● Instructions for the task
Without the pictures, output the lines of the material from the very first through the one that holds "ymax = max(y_ticks) / 100".
— BEGIN —
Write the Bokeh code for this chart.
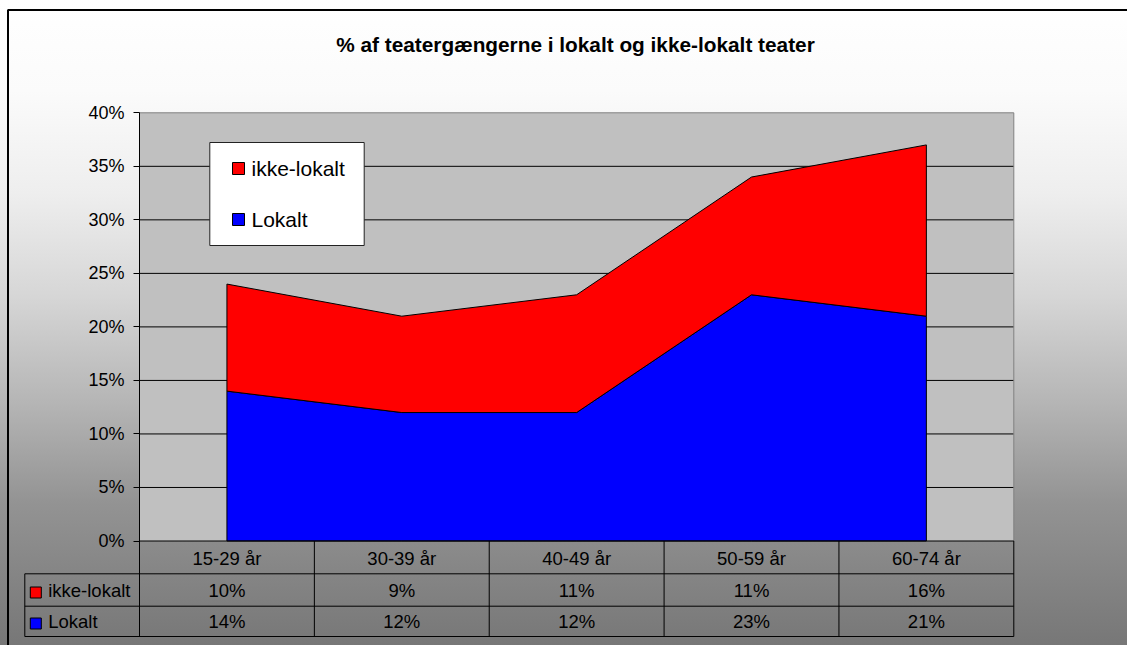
from bokeh.plotting import figure
from bokeh.models import Range1d, LinearAxis, FixedTicker, NumeralTickFormatter, Label
from bokeh.core.properties import value
from bokeh.embed import file_html
from bokeh.resources import INLINE

# ---------------- data ----------------
categories = ["15-29 år", "30-39 år", "40-49 år", "50-59 år", "60-74 år"]
lokalt = [14, 12, 12, 23, 21]
ikke_lokalt = [10, 9, 11, 11, 16]
series_names = ["ikke-lokalt", "Lokalt"]
series_colors = ["#FF0000", "#0000FF"]
y_ticks = [0, 5, 10, 15, 20, 25, 30, 35, 40]
title_text = "% af teatergængerne i lokalt og ikke-lokalt teater"

# ---------------- layout helpers (page pixels -> data) ----------------
W, H = 1127, 645
PAGE = 0
PX_X = 174.86
PX_Y = 1070.5


def xd(px):
    return -0.5 + (px - 139.0) / PX_X


def yd(py):
    return (540.5 - py) / PX_Y


FONT = value("Liberation Sans")
n = len(categories)
xs = list(range(n))
low = [v / 100 for v in lokalt]
top = [(a + b) / 100 for a, b in zip(lokalt, ikke_lokalt)]
ymax = max(y_ticks) / 100

p = figure(width=W, height=H, output_backend="svg", toolbar_location=None,
           x_range=Range1d(xd(PAGE), xd(PAGE + W)),
           y_range=Range1d(yd(PAGE + H), yd(PAGE)),
           x_axis_location=None, y_axis_location=None, min_border=0,
           outline_line_color=None)
p.background_fill_color = None
p.border_fill_color = None
p.grid.visible = False
p.styles = {"background": "linear-gradient(to bottom, #ffffff 0%, #fbfbfb 14%, "
                          "#eeeeee 30%, #d6d6d6 46%, #b6b6b6 62%, #939393 78%, #777777 100%)"}

# plot area
p.quad(left=-0.5, right=n - 0.5, bottom=0, top=ymax, fill_color="#C0C0C0", line_color=None)
gy = [t / 100 for t in y_ticks[1:-1]]
p.segment(x0=[-0.5] * len(gy), x1=[n - 0.5] * len(gy), y0=gy, y1=gy,
          line_color="#000000", line_width=1)

# stacked areas
r_lok = p.patch(xs + xs[::-1], low + [0] * n, fill_color=series_colors[1],
                line_color="black", line_width=1)
r_ikke = p.patch(xs + xs[::-1], top + low[::-1], fill_color=series_colors[0],
                 line_color="black", line_width=1)

# plot area border (top/right gray) and bottom black
p.line([-0.5, n - 0.5, n - 0.5], [ymax, ymax, 0], line_color="#808080", line_width=1)
p.line([-0.5, n - 0.5], [0, 0], line_color="black", line_width=1)

# y axis
yaxis = LinearAxis(ticker=FixedTicker(ticks=[t / 100 for t in y_ticks]),
                   formatter=NumeralTickFormatter(format="0%"),
                   fixed_location=-0.5, bounds=(yd(636), ymax),
                   axis_line_color="black", major_tick_line_color="black",
                   major_tick_out=6, major_tick_in=0, minor_tick_line_color=None,
                   major_label_text_font="Liberation Sans",
                   major_label_text_font_size="18px",
                   major_label_text_color="black",
                   major_label_standoff=9)
p.add_layout(yaxis, "left")

# data table
row_lines = [yd(573.3), yd(605.7), yd(636.0)]
left_col = xd(24.3)
p.segment(x0=[left_col] * 3, x1=[n - 0.5] * 3, y0=row_lines, y1=row_lines,
          line_color="black", line_width=1)
vx = [k - 0.5 for k in range(1, n + 1)]
p.segment(x0=vx, x1=vx, y0=[0] * n, y1=[row_lines[-1]] * n, line_color="black", line_width=1)
p.segment(x0=[left_col], x1=[left_col], y0=[row_lines[0]], y1=[row_lines[-1]],
          line_color="black", line_width=1)

tkw = dict(text_font=FONT, text_font_size=value("18.5px"), text_color="black",
           text_baseline="middle")
p.text(x=xs, y=[yd(557.5)] * n, text=categories, text_align="center", **tkw)
p.text(x=xs, y=[yd(590)] * n, text=[f"{v}%" for v in ikke_lokalt], text_align="center", **tkw)
p.text(x=xs, y=[yd(621)] * n, text=[f"{v}%" for v in lokalt], text_align="center", **tkw)
p.scatter(x=[xd(35.3)] * 2, y=[yd(592), yd(623)], marker="square", size=11,
          fill_color=series_colors, line_color="black", line_width=1)
p.text(x=[xd(47.7)] * 2, y=[yd(590), yd(621)], text=series_names, text_align="left", **tkw)

# legend box
p.quad(left=xd(209.3), right=xd(363.7), bottom=yd(245), top=yd(142),
       fill_color="white", line_color="#222222", line_width=1)
p.scatter(x=[xd(238)] * 2, y=[yd(168), yd(219)], marker="square", size=12,
          fill_color=series_colors, line_color="black", line_width=1)
p.text(x=[xd(251)] * 2, y=[yd(168), yd(219)], text=series_names, text_align="left",
       text_font=FONT, text_font_size=value("21px"), text_color="black",
       text_baseline="middle")

# title
p.add_layout(Label(x=xd(575), y=yd(44), text=title_text, text_align="center",
                   text_baseline="middle", text_font="Liberation Sans",
                   text_font_style="bold", text_font_size="20.8px", text_color="black"))

# chart outer border (top and left edges of the chart box)
p.line([xd(7.5), xd(7.5), xd(W + 10)], [yd(H + 10), yd(9.5), yd(9.5)],
       line_color="black", line_width=2)

open("out.html", "w").write(file_html(p, INLINE))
— END —
● Reply
Write the Bokeh code for this chart.
from bokeh.plotting import figure
from bokeh.models import Range1d, LinearAxis, FixedTicker, NumeralTickFormatter, Label
from bokeh.core.properties import value
from bokeh.embed import file_html
from bokeh.resources import INLINE

# ---------------- data ----------------
categories = ["15-29 år", "30-39 år", "40-49 år", "50-59 år", "60-74 år"]
lokalt = [14, 12, 12, 23, 21]
ikke_lokalt = [10, 9, 11, 11, 16]
series_names = ["ikke-lokalt", "Lokalt"]
series_colors = ["#FF0000", "#0000FF"]
y_ticks = [0, 5, 10, 15, 20, 25, 30, 35, 40]
title_text = "% af teatergængerne i lokalt og ikke-lokalt teater"

# ---------------- layout helpers (page pixels -> data) ----------------
W, H = 1127, 645
PAGE = 0
PX_X = 174.86
PX_Y = 1070.5


def xd(px):
    return -0.5 + (px - 139.0) / PX_X


def yd(py):
    return (540.5 - py) / PX_Y


FONT = value("Liberation Sans")
n = len(categories)
xs = list(range(n))
low = [v / 100 for v in lokalt]
top = [(a + b) / 100 for a, b in zip(lokalt, ikke_lokalt)]
ymax = max(y_ticks) / 100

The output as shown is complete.